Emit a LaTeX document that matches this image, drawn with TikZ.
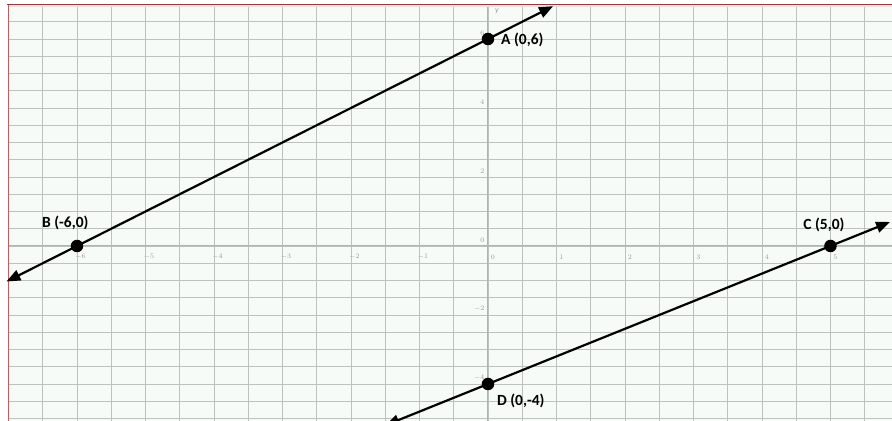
\documentclass[tikz,border=0pt]{standalone}
\usepackage{fontspec}
\setmainfont{Carlito}
\usetikzlibrary{arrows.meta}
\definecolor{bgmint}{HTML}{F6FBF8}
\definecolor{gridc}{HTML}{BCC3BF}
\definecolor{axisc}{HTML}{D4A3A3}
\definecolor{framec}{HTML}{8E3B3E}
\definecolor{framel}{HTML}{C85A5F}
\definecolor{bandc}{HTML}{F6DCDC}
\definecolor{tickc}{HTML}{9A9A9A}
\tikzset{
  dot/.style={circle,fill=black,inner sep=0pt,minimum size=12.5pt},
  ptlabel/.style={font=\fontsize{15.5}{17}\selectfont\bfseries,inner sep=0pt},
  ray/.style={line width=2.2pt,{Triangle[length=14pt,width=11pt]}-{Triangle[length=14pt,width=11pt]}},
  gridline/.style={gridc,line width=0.8pt},
  axisline/.style={axisc,line width=1pt},
  ticklab/.style={font=\fontsize{7}{8}\selectfont,text=tickc,inner sep=0pt},
}
\begin{document}
\begin{tikzpicture}[x=68.5pt,y=34.5pt]
\useasboundingbox (-7.124,-5.072) rectangle (5.898,7.130);
\fill[white] (-7.124,-5.072) rectangle (5.898,7.130);
\fill[bgmint] (-7,-5.072) rectangle (5.898,7);
% grid
\foreach \i in {-14,...,11} \draw[gridline] (\i/2,-5.072) -- (\i/2,7);
\foreach \j in {-10,...,14} \draw[gridline] (-7,\j/2) -- (5.898,\j/2);
% axes
\draw[axisline] (-7,0) -- (5.898,0);
\draw[axisline] (0,-5.072) -- (0,7);
% tick labels
\foreach \v in {-6,...,-1} \node[ticklab] (tx\v) at (\v+0.05,-0.32) {$\v$};
\foreach \v in {0,...,5} \node[ticklab] (tx\v) at (\v+0.07,-0.32) {$\v$};
\foreach \v in {-4,-2,0,2,4,6} \node[ticklab,anchor=east] (ty\v) at (-0.05,\v+0.17) {$\v$};
\node[ticklab,font=\fontsize{8}{9}\selectfont\itshape] (ylab) at (0.13,6.8) {y};
% frame
\fill[bandc] (-7,7) rectangle (5.898,6.92);
\draw[framel,line width=1.2pt] (-7,-5.072) -- (-7,7);
\draw[framec,line width=1.5pt] (-7.02,7) -- (5.898,7);
% lines
\coordinate (L1a) at (-7.03,-1.03);
\coordinate (L1b) at (0.95,6.95);
\coordinate (L2a) at (-1.5,-5.2);
\coordinate (L2b) at (5.87,0.696);
\draw[ray] (L1a) -- (L1b);
\draw[ray] (L2a) -- (L2b);
% points
\node[dot] (A) at (0,6) {};
\node[dot] (B) at (-6,0) {};
\node[dot] (C) at (5,0) {};
\node[dot] (D) at (0,-4) {};
\node[ptlabel,anchor=west] (Al) at (0.19,5.97) {A (0,6)};
\node[ptlabel] (Bl) at (-6.17,0.67) {B (-6,0)};
\node[ptlabel] (Cl) at (4.905,0.61) {C (5,0)};
\node[ptlabel,anchor=west] (Dl) at (0.13,-4.48) {D (0,-4)};
\end{tikzpicture}
\end{document}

::::

Quote the full listing above word for word; exclude every picture from the copy.

Emit a LaTeX document that matches this image, drawn with TikZ.
\documentclass[tikz,border=0pt]{standalone}
\usepackage{fontspec}
\setmainfont{Carlito}
\usetikzlibrary{arrows.meta}
\definecolor{bgmint}{HTML}{F6FBF8}
\definecolor{gridc}{HTML}{BCC3BF}
\definecolor{axisc}{HTML}{D4A3A3}
\definecolor{framec}{HTML}{8E3B3E}
\definecolor{framel}{HTML}{C85A5F}
\definecolor{bandc}{HTML}{F6DCDC}
\definecolor{tickc}{HTML}{9A9A9A}
\tikzset{
  dot/.style={circle,fill=black,inner sep=0pt,minimum size=12.5pt},
  ptlabel/.style={font=\fontsize{15.5}{17}\selectfont\bfseries,inner sep=0pt},
  ray/.style={line width=2.2pt,{Triangle[length=14pt,width=11pt]}-{Triangle[length=14pt,width=11pt]}},
  gridline/.style={gridc,line width=0.8pt},
  axisline/.style={axisc,line width=1pt},
  ticklab/.style={font=\fontsize{7}{8}\selectfont,text=tickc,inner sep=0pt},
}
\begin{document}
\begin{tikzpicture}[x=68.5pt,y=34.5pt]
\useasboundingbox (-7.124,-5.072) rectangle (5.898,7.130);
\fill[white] (-7.124,-5.072) rectangle (5.898,7.130);
\fill[bgmint] (-7,-5.072) rectangle (5.898,7);
% grid
\foreach \i in {-14,...,11} \draw[gridline] (\i/2,-5.072) -- (\i/2,7);
\foreach \j in {-10,...,14} \draw[gridline] (-7,\j/2) -- (5.898,\j/2);
% axes
\draw[axisline] (-7,0) -- (5.898,0);
\draw[axisline] (0,-5.072) -- (0,7);
% tick labels
\foreach \v in {-6,...,-1} \node[ticklab] (tx\v) at (\v+0.05,-0.32) {$\v$};
\foreach \v in {0,...,5} \node[ticklab] (tx\v) at (\v+0.07,-0.32) {$\v$};
\foreach \v in {-4,-2,0,2,4,6} \node[ticklab,anchor=east] (ty\v) at (-0.05,\v+0.17) {$\v$};
\node[ticklab,font=\fontsize{8}{9}\selectfont\itshape] (ylab) at (0.13,6.8) {y};
% frame
\fill[bandc] (-7,7) rectangle (5.898,6.92);
\draw[framel,line width=1.2pt] (-7,-5.072) -- (-7,7);
\draw[framec,line width=1.5pt] (-7.02,7) -- (5.898,7);
% lines
\coordinate (L1a) at (-7.03,-1.03);
\coordinate (L1b) at (0.95,6.95);
\coordinate (L2a) at (-1.5,-5.2);
\coordinate (L2b) at (5.87,0.696);
\draw[ray] (L1a) -- (L1b);
\draw[ray] (L2a) -- (L2b);
% points
\node[dot] (A) at (0,6) {};
\node[dot] (B) at (-6,0) {};
\node[dot] (C) at (5,0) {};
\node[dot] (D) at (0,-4) {};
\node[ptlabel,anchor=west] (Al) at (0.19,5.97) {A (0,6)};
\node[ptlabel] (Bl) at (-6.17,0.67) {B (-6,0)};
\node[ptlabel] (Cl) at (4.905,0.61) {C (5,0)};
\node[ptlabel,anchor=west] (Dl) at (0.13,-4.48) {D (0,-4)};
\end{tikzpicture}
\end{document}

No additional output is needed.